== Set problem ==
Reproduce the full listing below unchanged, apart from the pictures.

== Data ==
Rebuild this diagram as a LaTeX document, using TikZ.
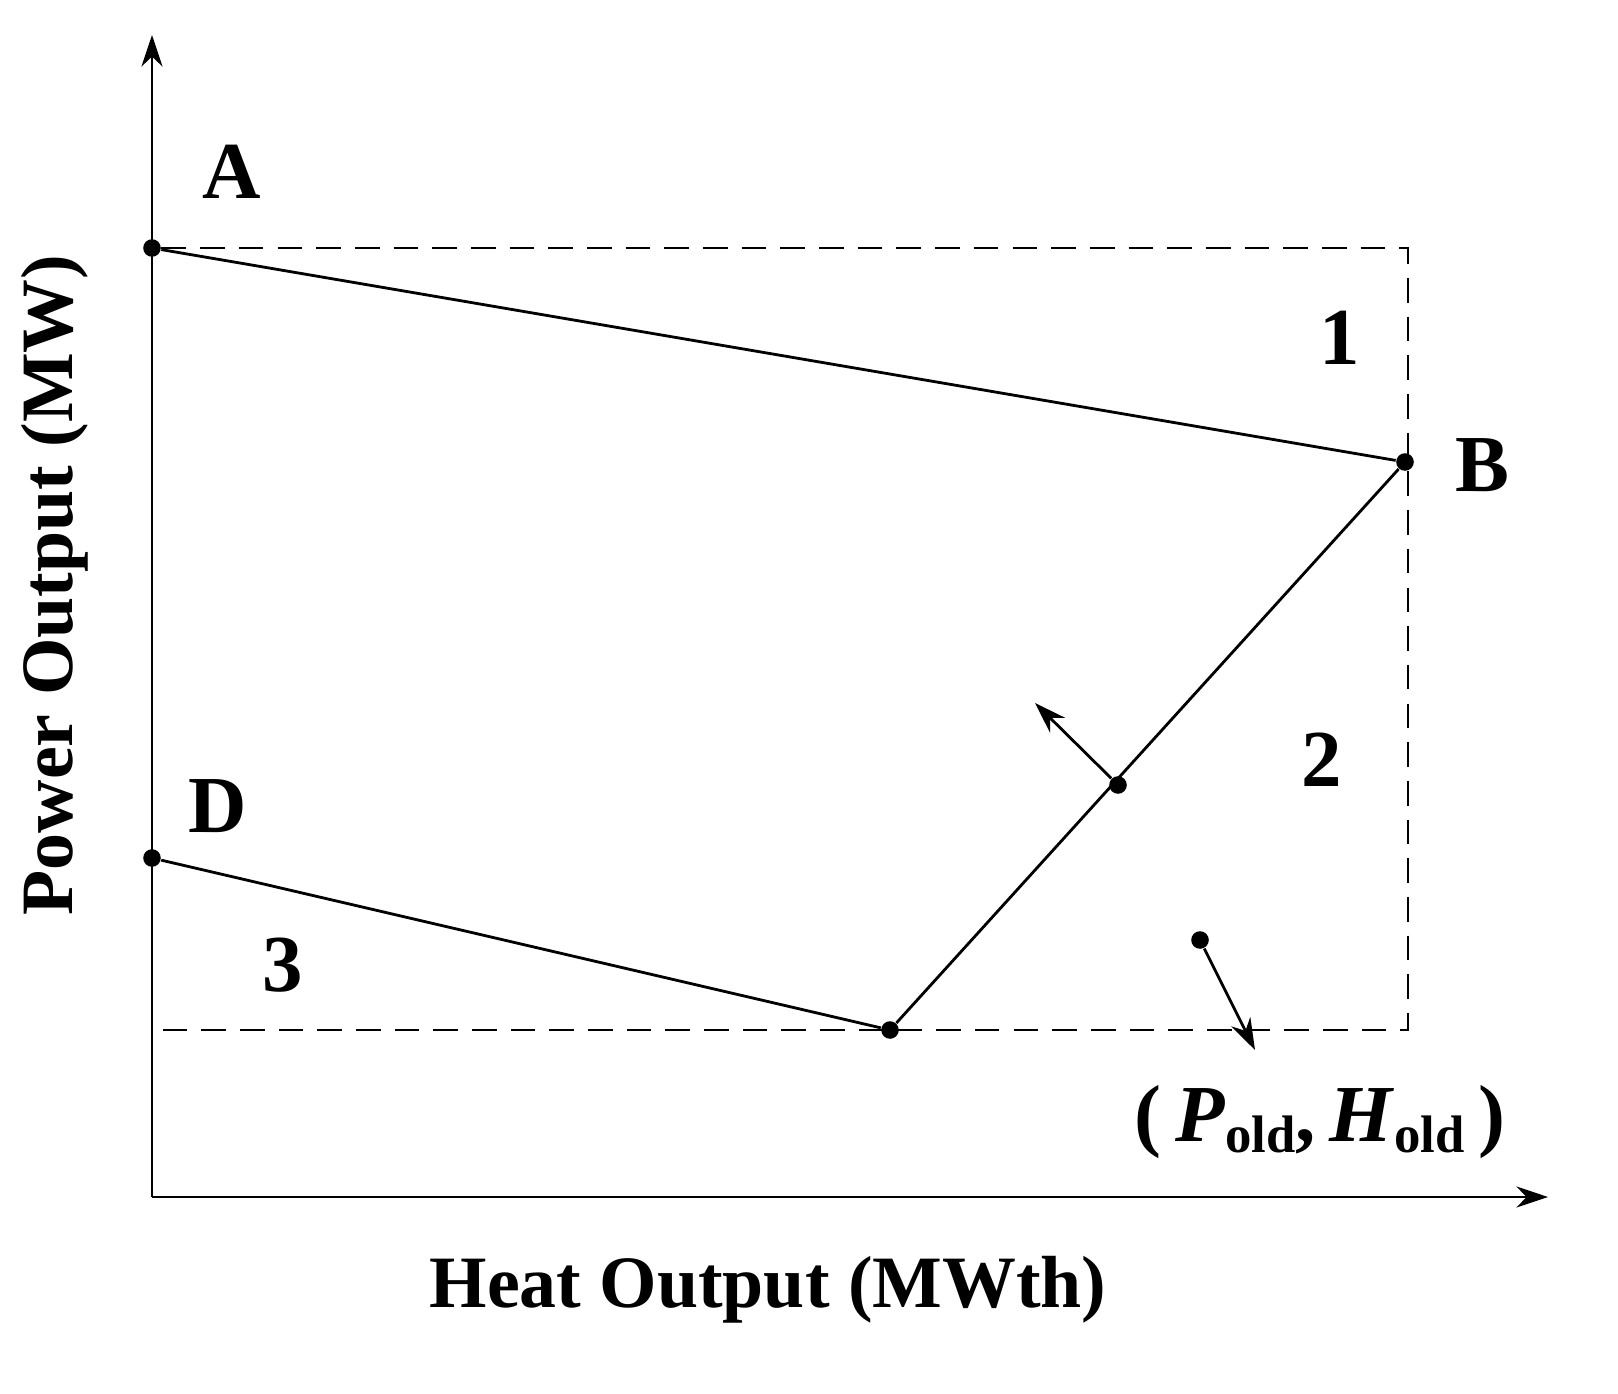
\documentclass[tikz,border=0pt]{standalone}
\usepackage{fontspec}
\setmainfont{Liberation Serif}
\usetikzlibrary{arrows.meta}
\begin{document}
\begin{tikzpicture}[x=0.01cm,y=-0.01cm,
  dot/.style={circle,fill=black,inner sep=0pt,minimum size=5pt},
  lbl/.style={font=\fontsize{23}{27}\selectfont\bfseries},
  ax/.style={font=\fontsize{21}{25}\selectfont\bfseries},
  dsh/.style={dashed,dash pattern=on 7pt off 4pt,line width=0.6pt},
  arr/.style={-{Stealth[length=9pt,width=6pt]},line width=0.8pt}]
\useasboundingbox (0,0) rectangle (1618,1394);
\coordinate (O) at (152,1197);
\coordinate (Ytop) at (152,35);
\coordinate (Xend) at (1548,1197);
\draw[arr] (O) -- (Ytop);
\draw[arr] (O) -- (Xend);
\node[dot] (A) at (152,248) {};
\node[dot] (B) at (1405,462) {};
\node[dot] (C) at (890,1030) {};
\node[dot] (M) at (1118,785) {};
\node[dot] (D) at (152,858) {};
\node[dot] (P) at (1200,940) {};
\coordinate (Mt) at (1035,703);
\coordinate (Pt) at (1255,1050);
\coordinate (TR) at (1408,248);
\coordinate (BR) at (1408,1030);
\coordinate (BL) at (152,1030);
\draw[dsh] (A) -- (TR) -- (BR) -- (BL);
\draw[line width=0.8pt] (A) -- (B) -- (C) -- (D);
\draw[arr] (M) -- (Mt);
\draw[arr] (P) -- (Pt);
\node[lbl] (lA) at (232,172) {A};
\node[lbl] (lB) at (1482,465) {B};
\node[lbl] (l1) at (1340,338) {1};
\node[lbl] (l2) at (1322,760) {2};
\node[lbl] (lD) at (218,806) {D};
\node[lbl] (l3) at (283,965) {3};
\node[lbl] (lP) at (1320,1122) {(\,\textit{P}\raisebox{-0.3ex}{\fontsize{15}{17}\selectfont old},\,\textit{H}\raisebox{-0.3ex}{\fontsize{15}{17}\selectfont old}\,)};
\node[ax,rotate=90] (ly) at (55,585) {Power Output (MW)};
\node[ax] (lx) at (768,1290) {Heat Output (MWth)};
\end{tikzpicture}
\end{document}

== Output for this task ==
Rebuild this diagram as a LaTeX document, using TikZ.
\documentclass[tikz,border=0pt]{standalone}
\usepackage{fontspec}
\setmainfont{Liberation Serif}
\usetikzlibrary{arrows.meta}
\begin{document}
\begin{tikzpicture}[x=0.01cm,y=-0.01cm,
  dot/.style={circle,fill=black,inner sep=0pt,minimum size=5pt},
  lbl/.style={font=\fontsize{23}{27}\selectfont\bfseries},
  ax/.style={font=\fontsize{21}{25}\selectfont\bfseries},
  dsh/.style={dashed,dash pattern=on 7pt off 4pt,line width=0.6pt},
  arr/.style={-{Stealth[length=9pt,width=6pt]},line width=0.8pt}]
\useasboundingbox (0,0) rectangle (1618,1394);
\coordinate (O) at (152,1197);
\coordinate (Ytop) at (152,35);
\coordinate (Xend) at (1548,1197);
\draw[arr] (O) -- (Ytop);
\draw[arr] (O) -- (Xend);
\node[dot] (A) at (152,248) {};
\node[dot] (B) at (1405,462) {};
\node[dot] (C) at (890,1030) {};
\node[dot] (M) at (1118,785) {};
\node[dot] (D) at (152,858) {};
\node[dot] (P) at (1200,940) {};
\coordinate (Mt) at (1035,703);
\coordinate (Pt) at (1255,1050);
\coordinate (TR) at (1408,248);
\coordinate (BR) at (1408,1030);
\coordinate (BL) at (152,1030);
\draw[dsh] (A) -- (TR) -- (BR) -- (BL);
\draw[line width=0.8pt] (A) -- (B) -- (C) -- (D);
\draw[arr] (M) -- (Mt);
\draw[arr] (P) -- (Pt);
\node[lbl] (lA) at (232,172) {A};
\node[lbl] (lB) at (1482,465) {B};
\node[lbl] (l1) at (1340,338) {1};
\node[lbl] (l2) at (1322,760) {2};
\node[lbl] (lD) at (218,806) {D};
\node[lbl] (l3) at (283,965) {3};
\node[lbl] (lP) at (1320,1122) {(\,\textit{P}\raisebox{-0.3ex}{\fontsize{15}{17}\selectfont old},\,\textit{H}\raisebox{-0.3ex}{\fontsize{15}{17}\selectfont old}\,)};
\node[ax,rotate=90] (ly) at (55,585) {Power Output (MW)};
\node[ax] (lx) at (768,1290) {Heat Output (MWth)};
\end{tikzpicture}
\end{document}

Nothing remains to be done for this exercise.